"[W]e're spending money ... efficiently and we're not artificially limiting our progress. And then, despite all that, we are still generating positive cash," CEO Elon Musk said in Tesla's (NASDAQ:TSLA) fourth-quarter earnings call on Jan. 29 when asked whether the company was considering raising capital following the stock's big run-up in the months leading up to the quarterly update. "So in light of that, it doesn't make sense to raise money because we expect to generate cash despite this growth level."
But the plan has apparently changed. In a filing with the Securities and Exchange Commission (SEC) on Thursday, Tesla said it plans to generate more than $2 billion through an equity raise.
Specifically, Tesla said it will raise capital through equity by issuing 2.65 million shares, or up to about 3.05 million if underwriters exercise options to purchase additional shares. Based on the stock's $767.29 price at the time of the filing, the equity raise would yield Tesla between $2.01 billion and $2.31 billion.
"We intend to use the net proceeds from this offering to further strengthen our balance sheet, as well as for general corporate purposes," the company said in the filing.
Notably, Musk said he is participating in the equity raise by purchasing as much as $10 million worth of stock. Billionaire and Tesla board member Larry Ellison, who bought 3 million shares of the automaker in 2018 for about $1 billion (a stake that's now worth more than $2 billion), has indicated preliminary interest in purchasing up to $1 million worth of Tesla stock.
Why raise cash now?
Tesla's boilerplate explanation for raising more cash (to strengthen its balance sheet and fortify spending for general corporate purposes) likely doesn't tell the whole story regarding the automaker's move to raise capital just a few weeks after insisting its business had become self-funding.

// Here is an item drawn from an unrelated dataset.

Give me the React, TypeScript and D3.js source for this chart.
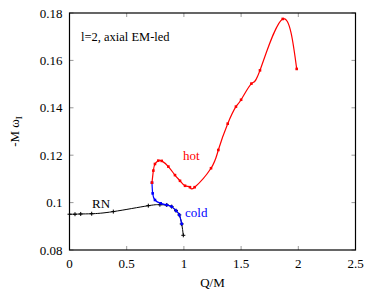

Wrapping up 2019 with free cash flow of more than $1 billion and cash of $6.3 billion, there wasn't an immediate need for Tesla to raise capital. But here's the kicker: Shares are up 30% since it reported earnings in late January. Such a steep rise in the company's stock price may have ultimately persuaded management to reconsider its stance on capital raises. Tesla can now raise more capital with less dilution than it could just a few weeks ago.
Furthermore, the electric car maker has some capital-intensive product plans in its pipeline. More cash helps mitigate the risk of a cash crunch as Tesla gets these initiatives off the ground. In China, it is ramping up production of Model 3 vehicles, made specifically for the China market, at its new factory. The company plans to start delivering its new crossover SUV next month. And later this year, Tesla aims to start limited production of its Tesla Semi. Finally, the company's Roadster and Cybertruck are currently in development.
Investors should look for Tesla to truly become self-funding -- to the point that the automaker can fully fund its growth plans with cash generated from regular operations. If Tesla needs to continually raise capital through debt or equity raises, this could make it difficult for the company to grow per-share intrinsic value rapidly enough in the coming years to live up to the stock's current valuation.